8. Whom of today’s writers do you admire the most and why?

I think the word “admire” is interesting because it’s a synonym of “love” but it implies a distance, possibly even something like insincerity. Suffice it to say that I equally admire all today’s writers who swim upstream in a world that’s generally hostile to the kind of authenticity that writing demands.

9. Why do you write, as opposed to doing anything else?

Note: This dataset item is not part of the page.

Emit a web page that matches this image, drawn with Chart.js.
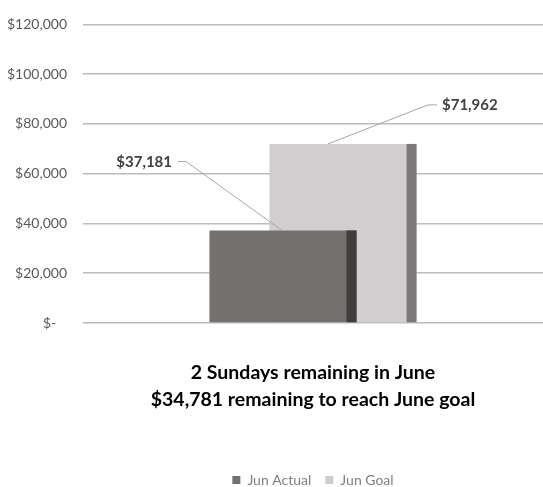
<!DOCTYPE html>
<html>
<head>
<meta charset="utf-8">
<script src="https://cdn.jsdelivr.net/npm/chart.js@4/dist/chart.umd.min.js"></script>
<style>
  html, body { margin: 0; padding: 0; background: #fff; overflow: hidden; }
  #wrap { width: 543px; height: 487px; }
</style>
</head>
<body>
<div id="wrap"><canvas id="myChart"></canvas></div>
<script>
// chart data
const categories = ['Jun'];
const actualValues = [37181];
const goalValues = [71962];
const seriesNames = ['Jun Actual', 'Jun Goal'];
const yTicks = [0, 20000, 40000, 60000, 80000, 100000, 120000];
const titleLines = ['2 Sundays remaining in June', '$34,781 remaining to reach June goal'];

const FONT = 'Lato, "Open Sans", sans-serif';

function money(v) {
    if (v === 0) return '$-   ';
    return '$' + v.toLocaleString('en-US');
}

// darker strip on the right of each bar, like the original 3D-ish look
const sideFace = {
    id: 'sideFace',
    afterDatasetDraw(chart, args) {
        const ctx = chart.ctx;
        const ds = chart.data.datasets[args.index];
        args.meta.data.forEach(el => {
            const p = el.getProps(['x', 'y', 'base', 'width'], true);
            ctx.save();
            ctx.fillStyle = ds.sideColor;
            ctx.fillRect(p.x + p.width / 2 - 10, p.y, 10, p.base - p.y);
            ctx.restore();
        });
    }
};

// value labels with leader lines
const leaderLabels = {
    id: 'leaderLabels',
    afterDatasetsDraw(chart) {
        const ctx = chart.ctx;
        ctx.save();
        ctx.font = 'bold 15px ' + FONT;
        ctx.fillStyle = '#404040';
        ctx.strokeStyle = '#a6a6a6';
        ctx.lineWidth = 1;
        ctx.textBaseline = 'middle';

        const a = chart.getDatasetMeta(0).data[0];
        const ap = a.getProps(['x', 'y'], true);
        ctx.beginPath();
        ctx.moveTo(ap.x - 105, ap.y - 69);
        ctx.lineTo(ap.x - 97, ap.y - 69);
        ctx.lineTo(ap.x - 1, ap.y);
        ctx.stroke();
        ctx.textAlign = 'right';
        ctx.fillText(money(chart.data.datasets[0].data[0]), ap.x - 111, ap.y - 68);

        const g = chart.getDatasetMeta(1).data[0];
        const gp = g.getProps(['x', 'y'], true);
        ctx.beginPath();
        ctx.moveTo(gp.x - 15, gp.y);
        ctx.lineTo(gp.x + 85, gp.y - 39);
        ctx.lineTo(gp.x + 94, gp.y - 39);
        ctx.stroke();
        ctx.textAlign = 'left';
        ctx.fillText(money(chart.data.datasets[1].data[0]), gp.x + 99, gp.y - 39);
        ctx.restore();
    }
};

const ctx = document.getElementById('myChart');
new Chart(ctx, {
    type: 'bar',
    data: {
        labels: categories,
        datasets: [
            {
                label: seriesNames[0],
                data: actualValues,
                backgroundColor: '#767171',
                sideColor: '#403c3c',
                categoryPercentage: 0.261,
                barPercentage: 2.45
            },
            {
                label: seriesNames[1],
                data: goalValues,
                backgroundColor: '#d0cece',
                sideColor: '#7b7878',
                categoryPercentage: 0.261,
                barPercentage: 2.45
            }
        ]
    },
    plugins: [sideFace, leaderLabels],
    options: {
        responsive: true,
        maintainAspectRatio: false,
        animation: false,
        layout: { padding: { top: 20, right: 0, bottom: -10, left: 0 } },
        scales: {
            x: { display: false },
            y: {
                min: 0,
                max: 120000,
                afterBuildTicks(scale) {
                    scale.ticks = yTicks.map(v => ({ value: v }));
                },
                afterFit(scale) {
                    scale.width = 83;
                },
                border: { display: false },
                grid: { color: '#bcbcbc', lineWidth: 1.5, drawTicks: false },
                ticks: {
                    padding: 16,
                    color: '#595959',
                    font: { family: FONT, size: 14 },
                    callback: v => money(v)
                }
            }
        },
        plugins: {
            tooltip: { enabled: false },
            title: {
                display: true,
                position: 'bottom',
                fullSize: false,
                weight: 500,
                text: titleLines,
                color: '#000',
                font: { family: FONT, size: 19.5, weight: 'bold', lineHeight: 1.385 },
                padding: { top: 36.5, bottom: 45.5 }
            },
            legend: {
                position: 'bottom',
                fullSize: false,
                weight: 1000,
                labels: {
                    boxWidth: 8,
                    boxHeight: 8,
                    padding: 14,
                    color: '#7f7f7f',
                    font: { family: FONT, size: 14 }
                }
            }
        }
    }
});
</script>
</body>
</html>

Oh, I do plenty of other things. My friend D.A. Powell puts it this way: “I’m trying not to write.” I think what he means is that, with poetry especially, writing is a more-or-less safe place to act out one’s fantasies. The fantasy that one can live for ever, for example, or the fantasy of blamelessness, that all one’s problems have been created by outside forces. Don’t get me wrong: writing, when it’s going really well, is my number one favourite thing to do. When it’s not going well, which is really quite often, I start wishing I knew how to carve wood, or analyse the stock market, or make blockbuster movies from home.

10. What would you say to someone who asked you “How do you become a writer?”

If you can avoid becoming one, consider yourself lucky.  

11. Tell me about the writing projects you have on at the moment.

My first book, How to Be Better by Being Worse, is out from BOA Editions, Ltd., in April 2021. You may now pre-order it on Amazon.com. I’m working on a series of epigrams, as well as a collection of craft essays. I’ve done a fair amount of teaching, and I’ve noticed how often I repeat myself about certain things, that I’ve decided to write those things down.